### Task description
Will you write out all the entries below exactly?
● ● ● ● ● ● ●
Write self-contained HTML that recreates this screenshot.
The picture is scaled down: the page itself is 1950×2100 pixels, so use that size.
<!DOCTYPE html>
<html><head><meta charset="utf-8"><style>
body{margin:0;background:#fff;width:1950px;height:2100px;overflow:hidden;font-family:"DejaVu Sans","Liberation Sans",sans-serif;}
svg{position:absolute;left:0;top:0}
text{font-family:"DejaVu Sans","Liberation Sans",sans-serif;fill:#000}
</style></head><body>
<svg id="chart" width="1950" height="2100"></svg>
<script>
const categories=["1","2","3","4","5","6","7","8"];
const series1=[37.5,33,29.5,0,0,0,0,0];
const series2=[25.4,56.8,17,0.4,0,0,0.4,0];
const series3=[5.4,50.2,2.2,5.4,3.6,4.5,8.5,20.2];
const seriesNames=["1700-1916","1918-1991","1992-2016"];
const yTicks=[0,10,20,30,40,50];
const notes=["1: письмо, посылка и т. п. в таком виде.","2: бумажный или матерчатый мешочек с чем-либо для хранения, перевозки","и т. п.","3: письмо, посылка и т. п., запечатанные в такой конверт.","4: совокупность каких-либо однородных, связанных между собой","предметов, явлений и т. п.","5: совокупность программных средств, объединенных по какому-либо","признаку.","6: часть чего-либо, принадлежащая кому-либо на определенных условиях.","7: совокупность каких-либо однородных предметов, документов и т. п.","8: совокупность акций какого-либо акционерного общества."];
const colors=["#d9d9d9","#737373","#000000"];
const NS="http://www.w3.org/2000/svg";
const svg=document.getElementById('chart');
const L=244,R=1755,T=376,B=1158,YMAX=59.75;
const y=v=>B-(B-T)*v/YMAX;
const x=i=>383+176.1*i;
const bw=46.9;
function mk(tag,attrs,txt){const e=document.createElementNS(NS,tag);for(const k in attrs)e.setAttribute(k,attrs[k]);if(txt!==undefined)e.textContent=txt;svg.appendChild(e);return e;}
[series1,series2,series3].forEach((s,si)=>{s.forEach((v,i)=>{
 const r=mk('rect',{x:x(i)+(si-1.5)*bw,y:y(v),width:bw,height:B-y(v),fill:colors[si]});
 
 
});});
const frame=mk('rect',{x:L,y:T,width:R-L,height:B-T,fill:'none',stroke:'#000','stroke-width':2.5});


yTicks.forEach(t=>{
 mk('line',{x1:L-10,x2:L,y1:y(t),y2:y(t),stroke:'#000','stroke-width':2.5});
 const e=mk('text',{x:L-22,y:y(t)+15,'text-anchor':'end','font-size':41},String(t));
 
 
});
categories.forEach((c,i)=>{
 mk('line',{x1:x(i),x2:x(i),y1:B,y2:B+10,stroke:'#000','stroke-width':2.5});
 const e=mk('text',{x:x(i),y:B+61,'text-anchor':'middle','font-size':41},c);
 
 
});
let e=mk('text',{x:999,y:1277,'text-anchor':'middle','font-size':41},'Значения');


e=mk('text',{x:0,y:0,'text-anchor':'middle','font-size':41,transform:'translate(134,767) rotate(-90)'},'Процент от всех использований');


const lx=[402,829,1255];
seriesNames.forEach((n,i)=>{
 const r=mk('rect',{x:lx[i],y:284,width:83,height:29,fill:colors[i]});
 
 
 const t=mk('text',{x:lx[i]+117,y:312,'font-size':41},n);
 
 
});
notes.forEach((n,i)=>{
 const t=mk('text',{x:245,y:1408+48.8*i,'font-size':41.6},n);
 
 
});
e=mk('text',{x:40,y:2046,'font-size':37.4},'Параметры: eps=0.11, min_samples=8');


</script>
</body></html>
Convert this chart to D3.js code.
● ● ● ● ● ● ●
### Task output
Write self-contained HTML that recreates this screenshot.
The picture is scaled down: the page itself is 1950×2100 pixels, so use that size.
<!DOCTYPE html>
<html><head><meta charset="utf-8"><style>
body{margin:0;background:#fff;width:1950px;height:2100px;overflow:hidden;font-family:"DejaVu Sans","Liberation Sans",sans-serif;}
svg{position:absolute;left:0;top:0}
text{font-family:"DejaVu Sans","Liberation Sans",sans-serif;fill:#000}
</style></head><body>
<svg id="chart" width="1950" height="2100"></svg>
<script>
const categories=["1","2","3","4","5","6","7","8"];
const series1=[37.5,33,29.5,0,0,0,0,0];
const series2=[25.4,56.8,17,0.4,0,0,0.4,0];
const series3=[5.4,50.2,2.2,5.4,3.6,4.5,8.5,20.2];
const seriesNames=["1700-1916","1918-1991","1992-2016"];
const yTicks=[0,10,20,30,40,50];
const notes=["1: письмо, посылка и т. п. в таком виде.","2: бумажный или матерчатый мешочек с чем-либо для хранения, перевозки","и т. п.","3: письмо, посылка и т. п., запечатанные в такой конверт.","4: совокупность каких-либо однородных, связанных между собой","предметов, явлений и т. п.","5: совокупность программных средств, объединенных по какому-либо","признаку.","6: часть чего-либо, принадлежащая кому-либо на определенных условиях.","7: совокупность каких-либо однородных предметов, документов и т. п.","8: совокупность акций какого-либо акционерного общества."];
const colors=["#d9d9d9","#737373","#000000"];
const NS="http://www.w3.org/2000/svg";
const svg=document.getElementById('chart');
const L=244,R=1755,T=376,B=1158,YMAX=59.75;
const y=v=>B-(B-T)*v/YMAX;
const x=i=>383+176.1*i;
const bw=46.9;
function mk(tag,attrs,txt){const e=document.createElementNS(NS,tag);for(const k in attrs)e.setAttribute(k,attrs[k]);if(txt!==undefined)e.textContent=txt;svg.appendChild(e);return e;}
[series1,series2,series3].forEach((s,si)=>{s.forEach((v,i)=>{
 const r=mk('rect',{x:x(i)+(si-1.5)*bw,y:y(v),width:bw,height:B-y(v),fill:colors[si]});
 
 
});});
const frame=mk('rect',{x:L,y:T,width:R-L,height:B-T,fill:'none',stroke:'#000','stroke-width':2.5});


yTicks.forEach(t=>{
 mk('line',{x1:L-10,x2:L,y1:y(t),y2:y(t),stroke:'#000','stroke-width':2.5});
 const e=mk('text',{x:L-22,y:y(t)+15,'text-anchor':'end','font-size':41},String(t));
 
 
});
categories.forEach((c,i)=>{
 mk('line',{x1:x(i),x2:x(i),y1:B,y2:B+10,stroke:'#000','stroke-width':2.5});
 const e=mk('text',{x:x(i),y:B+61,'text-anchor':'middle','font-size':41},c);
 
 
});
let e=mk('text',{x:999,y:1277,'text-anchor':'middle','font-size':41},'Значения');


e=mk('text',{x:0,y:0,'text-anchor':'middle','font-size':41,transform:'translate(134,767) rotate(-90)'},'Процент от всех использований');


const lx=[402,829,1255];
seriesNames.forEach((n,i)=>{
 const r=mk('rect',{x:lx[i],y:284,width:83,height:29,fill:colors[i]});
 
 
 const t=mk('text',{x:lx[i]+117,y:312,'font-size':41},n);
 
 
});
notes.forEach((n,i)=>{
 const t=mk('text',{x:245,y:1408+48.8*i,'font-size':41.6},n);
 
 
});
e=mk('text',{x:40,y:2046,'font-size':37.4},'Параметры: eps=0.11, min_samples=8');


</script>
</body></html>
Convert this chart to D3.js code.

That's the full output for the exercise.